--- Begin ---

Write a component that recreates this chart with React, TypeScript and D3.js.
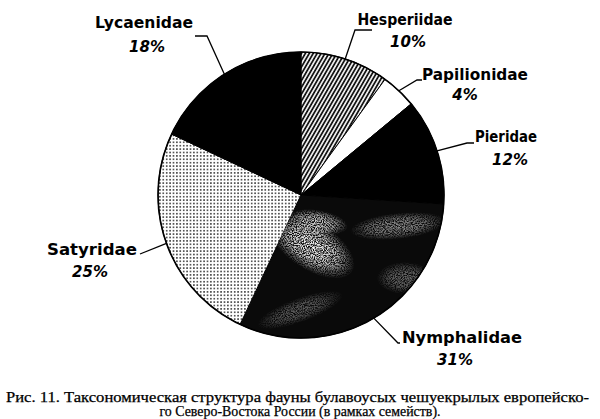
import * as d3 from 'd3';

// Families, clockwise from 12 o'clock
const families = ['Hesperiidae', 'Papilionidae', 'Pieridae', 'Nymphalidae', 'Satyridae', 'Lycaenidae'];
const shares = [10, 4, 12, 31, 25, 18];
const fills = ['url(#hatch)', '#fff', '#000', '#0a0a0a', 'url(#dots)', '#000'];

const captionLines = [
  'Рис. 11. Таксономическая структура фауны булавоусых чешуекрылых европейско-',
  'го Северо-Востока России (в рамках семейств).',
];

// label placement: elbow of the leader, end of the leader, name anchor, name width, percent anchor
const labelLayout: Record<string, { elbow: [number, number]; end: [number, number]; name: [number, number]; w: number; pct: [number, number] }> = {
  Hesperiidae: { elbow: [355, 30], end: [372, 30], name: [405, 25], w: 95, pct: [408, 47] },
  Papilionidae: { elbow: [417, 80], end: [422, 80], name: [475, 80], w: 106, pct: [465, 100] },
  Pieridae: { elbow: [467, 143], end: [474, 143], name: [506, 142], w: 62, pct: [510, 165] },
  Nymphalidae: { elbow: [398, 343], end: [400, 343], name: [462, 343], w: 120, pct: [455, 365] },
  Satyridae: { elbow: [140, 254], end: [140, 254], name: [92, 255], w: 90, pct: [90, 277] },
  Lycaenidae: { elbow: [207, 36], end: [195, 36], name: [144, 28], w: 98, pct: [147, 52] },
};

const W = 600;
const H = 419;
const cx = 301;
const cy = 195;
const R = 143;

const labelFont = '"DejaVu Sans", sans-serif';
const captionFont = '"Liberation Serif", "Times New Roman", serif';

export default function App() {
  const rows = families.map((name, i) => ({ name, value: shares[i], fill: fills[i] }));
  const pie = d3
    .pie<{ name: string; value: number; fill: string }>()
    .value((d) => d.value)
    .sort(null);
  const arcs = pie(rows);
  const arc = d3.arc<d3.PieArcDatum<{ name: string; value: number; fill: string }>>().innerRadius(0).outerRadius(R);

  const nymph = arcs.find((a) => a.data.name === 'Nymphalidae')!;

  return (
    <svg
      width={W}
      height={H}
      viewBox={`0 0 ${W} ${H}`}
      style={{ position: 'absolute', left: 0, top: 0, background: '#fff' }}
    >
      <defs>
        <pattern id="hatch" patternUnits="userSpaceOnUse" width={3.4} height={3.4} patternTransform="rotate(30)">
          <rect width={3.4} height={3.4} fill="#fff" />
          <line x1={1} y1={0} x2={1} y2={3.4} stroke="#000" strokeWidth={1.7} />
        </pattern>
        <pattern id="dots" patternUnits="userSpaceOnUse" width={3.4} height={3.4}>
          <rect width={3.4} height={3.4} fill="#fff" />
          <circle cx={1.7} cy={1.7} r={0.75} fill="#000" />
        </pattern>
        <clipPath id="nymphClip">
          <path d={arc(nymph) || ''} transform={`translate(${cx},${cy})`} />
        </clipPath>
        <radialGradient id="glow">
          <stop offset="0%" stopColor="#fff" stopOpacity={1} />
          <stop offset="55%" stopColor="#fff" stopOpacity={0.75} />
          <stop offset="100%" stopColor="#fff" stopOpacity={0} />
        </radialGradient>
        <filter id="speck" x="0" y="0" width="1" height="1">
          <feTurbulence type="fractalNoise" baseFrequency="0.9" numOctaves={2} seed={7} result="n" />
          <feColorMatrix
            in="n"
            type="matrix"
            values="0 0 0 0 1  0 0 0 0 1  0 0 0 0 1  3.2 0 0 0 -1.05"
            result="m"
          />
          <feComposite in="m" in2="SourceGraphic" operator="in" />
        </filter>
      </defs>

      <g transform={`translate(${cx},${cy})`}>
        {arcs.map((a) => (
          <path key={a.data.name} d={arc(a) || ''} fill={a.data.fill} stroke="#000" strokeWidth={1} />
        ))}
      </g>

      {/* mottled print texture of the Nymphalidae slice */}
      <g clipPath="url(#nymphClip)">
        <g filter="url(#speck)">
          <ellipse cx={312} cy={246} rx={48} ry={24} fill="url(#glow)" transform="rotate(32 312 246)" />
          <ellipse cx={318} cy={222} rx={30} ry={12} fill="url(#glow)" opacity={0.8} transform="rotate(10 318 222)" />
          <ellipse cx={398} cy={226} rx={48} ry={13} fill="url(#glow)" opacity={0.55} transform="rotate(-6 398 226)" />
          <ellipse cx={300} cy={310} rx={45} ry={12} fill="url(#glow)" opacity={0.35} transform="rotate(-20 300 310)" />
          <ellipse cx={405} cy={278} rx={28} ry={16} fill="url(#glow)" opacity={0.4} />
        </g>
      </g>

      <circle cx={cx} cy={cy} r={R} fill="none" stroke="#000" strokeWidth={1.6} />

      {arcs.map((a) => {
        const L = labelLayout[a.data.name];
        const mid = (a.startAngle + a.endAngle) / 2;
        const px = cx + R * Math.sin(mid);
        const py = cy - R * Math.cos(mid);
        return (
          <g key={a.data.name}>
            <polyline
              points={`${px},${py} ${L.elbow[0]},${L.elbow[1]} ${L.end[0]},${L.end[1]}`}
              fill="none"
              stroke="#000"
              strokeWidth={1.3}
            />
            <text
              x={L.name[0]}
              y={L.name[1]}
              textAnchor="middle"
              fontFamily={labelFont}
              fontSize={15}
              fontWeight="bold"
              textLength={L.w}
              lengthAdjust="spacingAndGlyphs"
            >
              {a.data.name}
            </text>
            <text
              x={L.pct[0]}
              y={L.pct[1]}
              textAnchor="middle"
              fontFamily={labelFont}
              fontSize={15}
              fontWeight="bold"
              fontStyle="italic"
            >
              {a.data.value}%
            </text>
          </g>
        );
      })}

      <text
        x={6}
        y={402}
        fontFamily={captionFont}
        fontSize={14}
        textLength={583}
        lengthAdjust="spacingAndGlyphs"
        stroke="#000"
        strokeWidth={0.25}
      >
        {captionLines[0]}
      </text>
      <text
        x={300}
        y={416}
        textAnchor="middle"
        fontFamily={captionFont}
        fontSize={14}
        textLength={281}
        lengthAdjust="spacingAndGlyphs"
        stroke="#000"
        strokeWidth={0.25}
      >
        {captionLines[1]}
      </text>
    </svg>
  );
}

--- End ---

Write out the lines from the start of the material to the line with "import * as d3 from 'd3';", inclusive and exactly. Skip the pictures.

_OUTPUT BELOW_:
Write a component that recreates this chart with React, TypeScript and D3.js.
import * as d3 from 'd3';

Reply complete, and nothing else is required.